Friday, September 15, 2006

The Need For Clarity When You Don't Need Clarity

It's insane to see the media just parrot the White House line that they simply need nothing more than "clarity' on the Geneva Conventions. They've been in place for around 60 years, and nobody else has needed such clarity, including all of the American Presidencies before him. This is not a simple question of clarity; it's a radical departure which rejects this international treaty and seeks to find loopholes in it. I can see an internal White House debate where someone says "Well, it says we can't do waterboarding, but what about Gatorade-boarding?"

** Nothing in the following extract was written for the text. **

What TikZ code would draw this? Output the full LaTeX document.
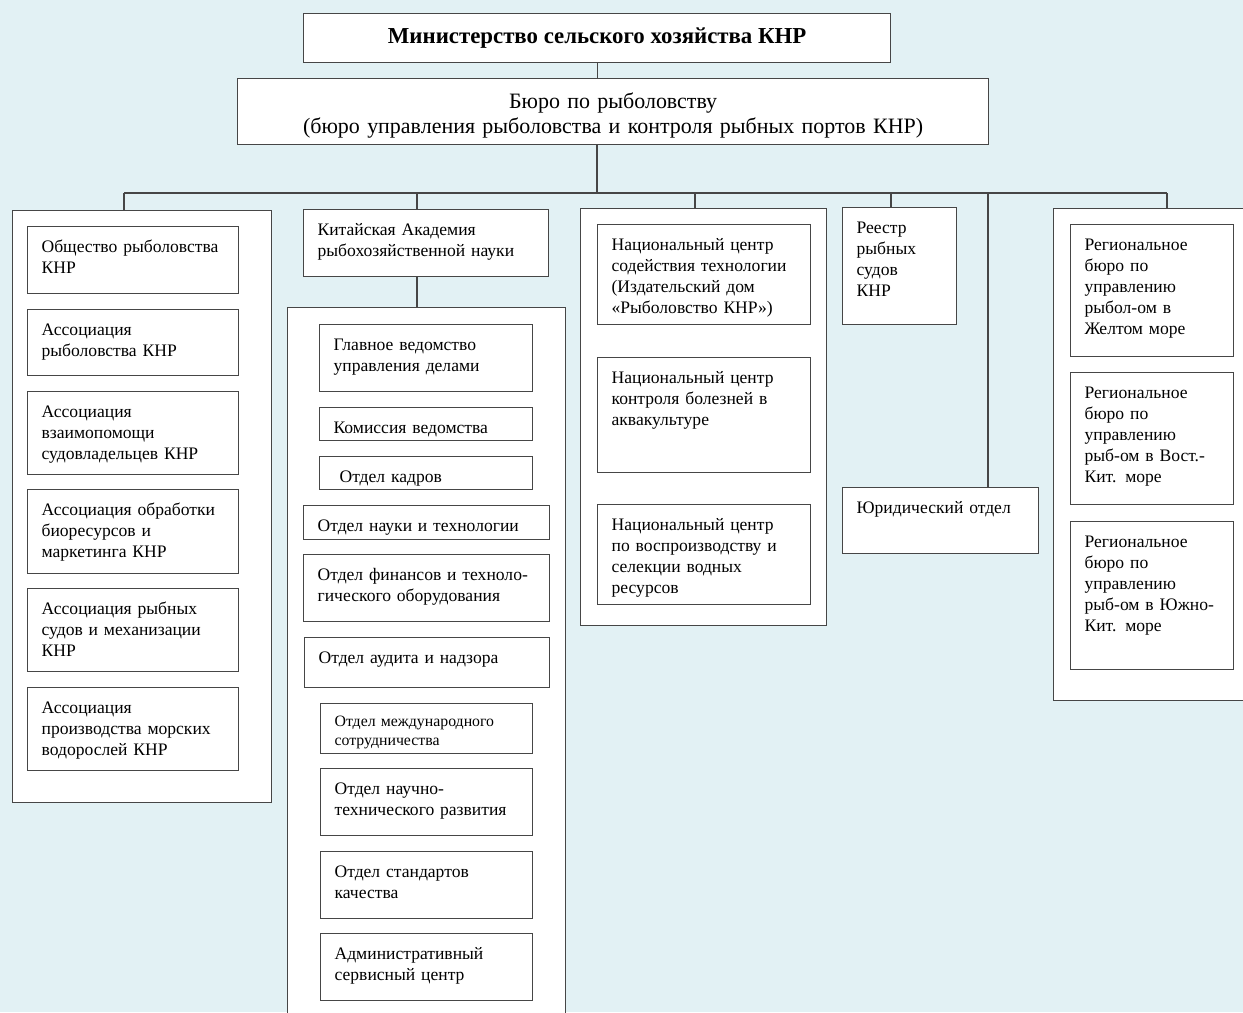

Both the Feinstein-Specter bill on wiretapping, and the Warner-led Armed Services Committee legislation on military commissions are compromise bills with bipartisan support that strike the balance between defending national security and preserving liberty, without which there is no point in defending national security.

And really, if Bush's most important job is to protect the homeland, you'd think he'd give a rat's ass about the man who murdered 3,000 American citizens in cold blood.

HOST: Alright Fred, you and a few other journalists were in the Oval Office with the President, right? And he says catching Osama bin Laden is not job number one?

BARNES: Well, he said, look, you can send 100,000 special forces, that’s the figure he used, to the mountains of Pakistan and Afghanistan and hunt him down, but he just said that’s not a top priority use of American resources. His vision of a war on terror is one that involves intelligence to find out from people, to get tips, to follow them up and break up plots to kill Americans before they occur. That’s what happened recently in that case of the planes that were to be blown up by terrorists, we think coming from England, and that’s the top priority. He says, you know, getting Osama bin Laden is a low priority compared to that.


If Bin Laden is Hitler, you'd think his capture would actually, you know, be a priority.

Somehow, we have an Administration that is trying to scare people about terrorism, scare people into thinking "they're coming again," and yet can't be bothered to actually find its leader.

I'm listening to the President's speech right now, and he simply cannot argue the specifics of his preferred legislation, which includes secret hearings, hidden evidence, torture and coercion codified into law, instead pretending that Common Article 3 of the Geneva Convention is so foggy. "It's so vague, can't perform outrages upon human dignity, what does that mean?"

You know, anyone that can't figure that out is frankly a contemptuous individual.